This answer says:
Optimising for Isp only is problematic, as it's simply:
$$I_{sp} = \frac{v_e}{g}$$
Which is the same as optimising for exhaust velocity.
With no constraints on thrust, particle accelerations can achieve velocities arbitrarily close to the speed of light (The LHC is 3 m/s close). That's an Isp 30.6 million seconds, which can't be directly used in the usual rocket equations since you will have to account for relativistic effects.
(emphasis added)
I disagree that that a value for ISP calculated in such a way correct. For mass-specific impulse, One measures thrust as a force and divides by mass flow rate. Just because the units are the same as velocity does not mean this is an actual velocity of something!
From Wikipedia's Specific impulse:
By definition, it is the total impulse (or change in momentum) delivered per unit of propellant consumed and is dimensionally equivalent to the generated thrust divided by the propellant mass flow rate or weight flow rate.
In normal chemical rockets ISP does tend to be close to the mass-averaged exit velocity of the exhaust and that is convenient for those who choose to write snappy or clever-sounding SE answers, but once you bring up particle accelerators it all goes sideways.
Question: How is mass specific impulse calculated for relativistic exhaust?

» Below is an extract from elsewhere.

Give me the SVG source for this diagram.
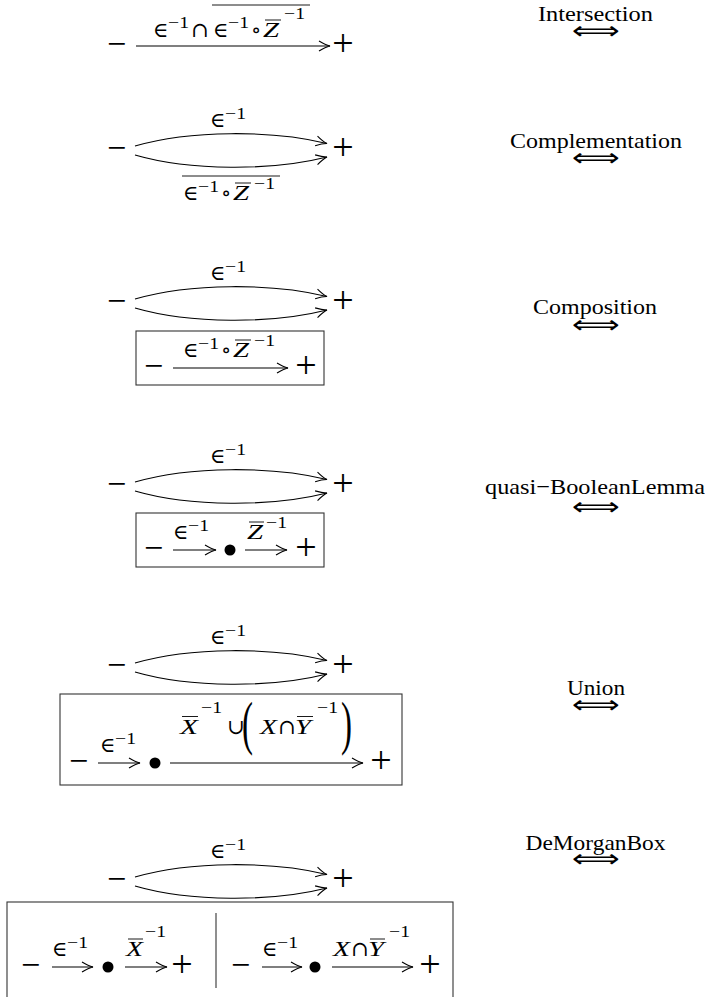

If I had 1.0 microamp of 6.5 TeV protons coming out of my tail, what propulsive force would I experience, what ISP would I demonstrate, and how far wrong would those trusting the quoted passage be?
Related:
- See my answer to Could the helical engine work? where the punch line is that when going relativistic, $\mathbf{F} = d\mathbf{p}/dt$ and not $m\mathbf{a}$.
- Considering that photons have zero rest mass yet plenty of momentum, I rest-mass my case.